Druga część „Wieczoru…” odbywała się już w plenerze. Gości do udziału w niej zaprosiła Halina Florek, członek zarządu Stowarzyszenia im. A. Krzyckiego. Poinformowała ona zebranych o okolicznościach powstania stowarzyszenia i podziękowała wszystkim tym, którzy pomogli przy jego rejestracji.

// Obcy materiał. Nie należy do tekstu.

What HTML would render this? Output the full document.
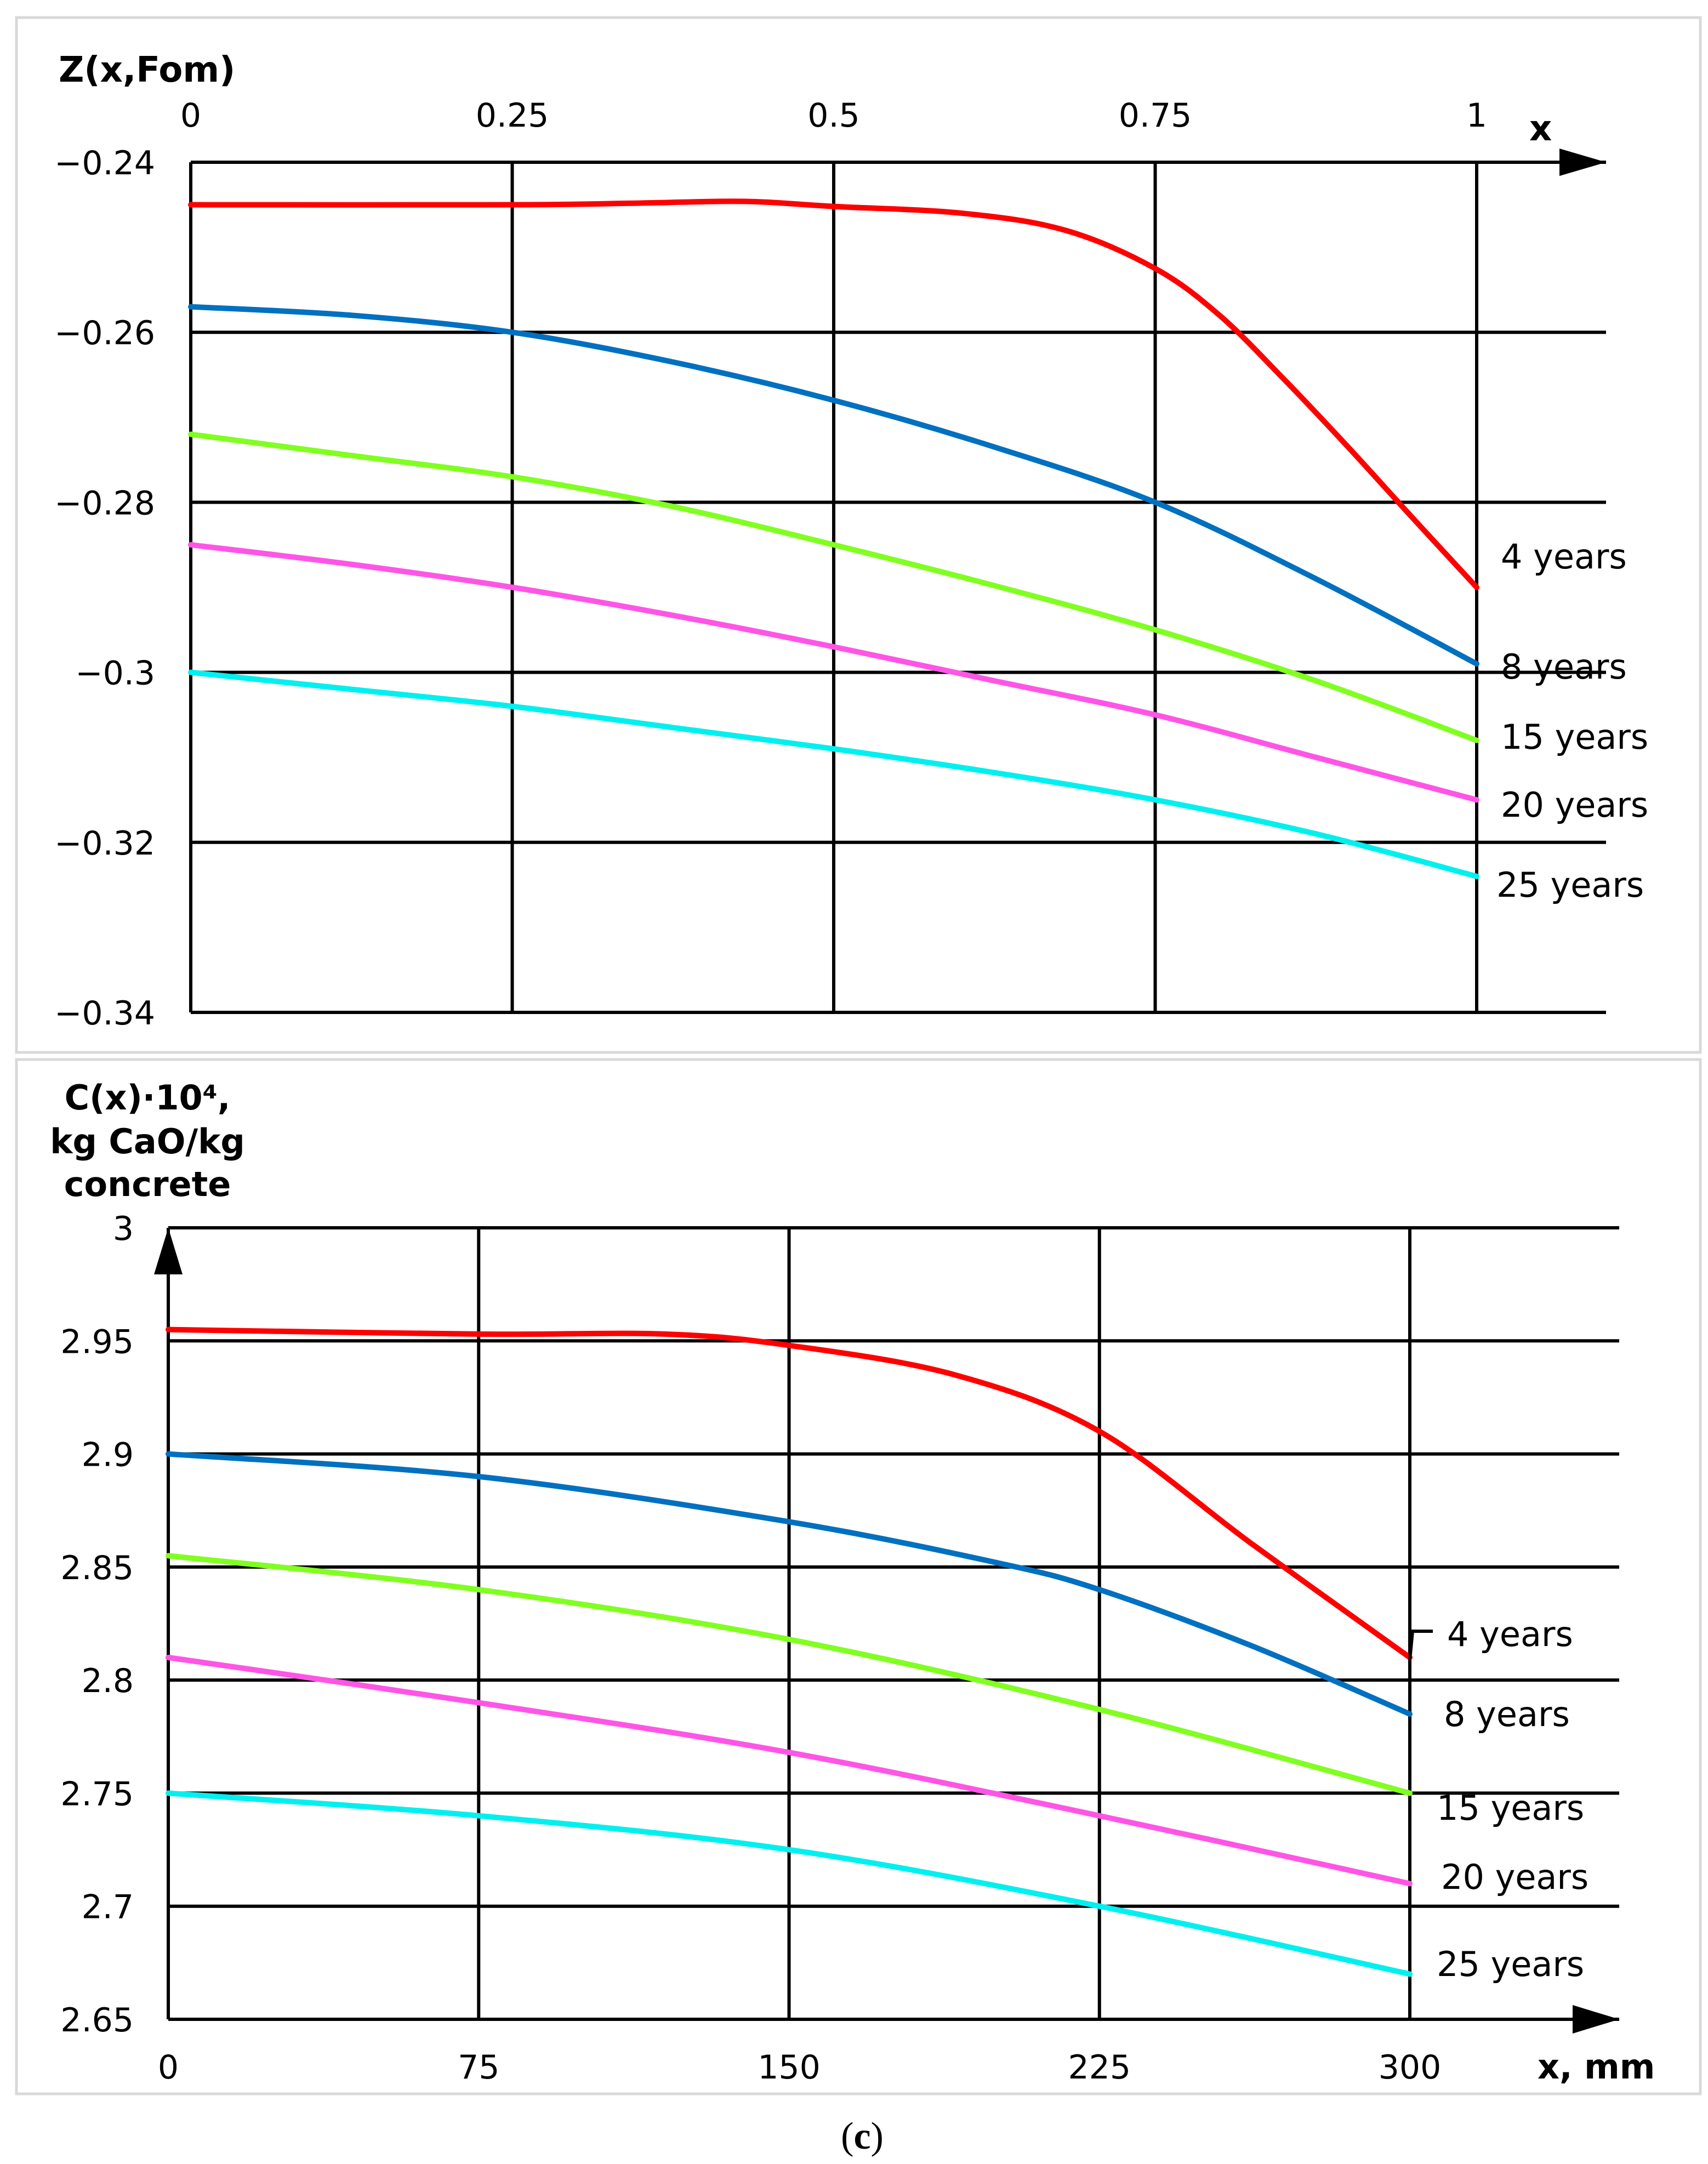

Główną bohaterką tej części programu była Teresa Lipowska, która zaprezentowała swoje ulubione wiersze miłosne. Zebrani usłyszeli utwór księdza Jana Twardowskiego (aktorkę łączyła z poetą szczególnie bliska więź przyjaźni), jak zwykle pełen urzekającej prostoty i dystansu odkrywającego paradoksalność i dziwność miłości. Podobnie zabrzmiał liryk Wisławy Szymborskiej z niezwykle trafną, intelektualną ironią, ukazującą wyjątkowość, niemalże absurdalność istnienia we Wszechświecie miłości i kochanków. Romantyczne nastroje miłosne wniosła z kolei recytacja Niepewności Mickiewicza, którą aktorka oczarowała publiczność. Występowi Teresy Lipowskiej towarzyszyła muzykujące rodzeństwo Gertychów ze Starkowa. Mariusz (laureat Nagrody im. Andrzeja Krzyckiego) grał na fagocie, Arkadiusz na pianoli, a Oliwia na skrzypcach. W ich repertuarze znaleźli się m.in. Vivaldi oraz Rossetti.